La proposta franco-tedesca prevede maggior autonomia per i singoli paesi, che sostanzialmente potrebbero decidere quando reimporre i controlli alle frontiere senza ricorrere alla Commissione, che avrebbe solamente il compito di supervisionare e coordinare l’applicazione delle nuove regole. Gueant e Friedrich propongono, inoltre, che allo scadere dei trenta giorni la decisione di proseguire o meno la sospensione della libera circolazione spetti al Consiglio europeo, l’organismo costituito dai capi di stato o di governo degli stati membri e dal presidente della Commissione. Allo stesso Consiglio spetterebbe anche il compito di decidere altre misure per risolvere i problemi legati alla potenziale violazione delle regole per mantenere sicurezza e controlli ai confini.
Nella lettera, dice il Financial Times, c’è anche la richiesta alla presidenza danese di portare l’argomento del nuovo “meccanismo” al prossimo incontro dei ministri europei dell’Interno, così che si possa iniziare a discuterne già a partire dalla prossima settimana. La discussione inizierebbe in un periodo politicamente molto delicato per la Francia, tra il primo e il probabile secondo turno elettorale per l’elezione del suo nuovo presidente. Da quanto si è fino a ora capito, la presidenza danese preferirebbe invece rimandare la discussione all’incontro successivo, in calendario per il prossimo giugno.
Secondo il ministro dell’Interno francese e quello tedesco, le nuove misure si potrebbero rivelare molto utili per affrontare particolari emergenze, legate anche all’immigrazione non legale e alla gestione dei flussi di migranti dai paesi del Sud.

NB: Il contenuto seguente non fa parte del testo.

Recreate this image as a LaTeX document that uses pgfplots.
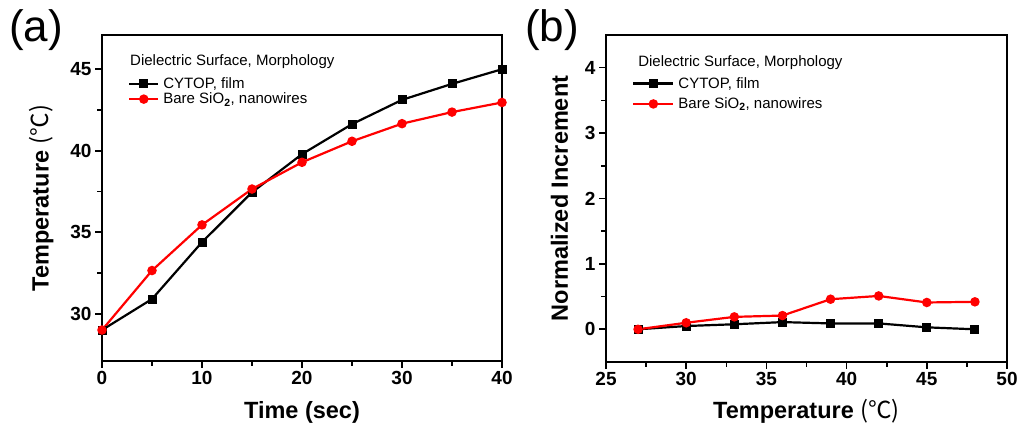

Gli stati membri che si trovano ai confini meridionali e orientali dell’Unione Europea hanno messo in campo importanti sforzi per combattere l’immigrazione illegale e per proteggere i confini esterni da particolari minacce. […] Gli standard per proteggere i nostri confini sono ora armonizzati, ma abbiamo poche opzioni a nostra disposizione quando si tratta di reagire se questi standard non vengono rispettati. Abbiamo bisogno di un meccanismo di assistenza che assicuri la creazione di nuove regole comuni. Abbiamo anche bisogno di un meccanismo di compensazione da usare nel caso in cui uno stato membro, nonostante gli aiuti ricevuti, dimostri di non essere in grado di rispettare i propri impegni per proteggere i confini esterni dell’Unione Europea.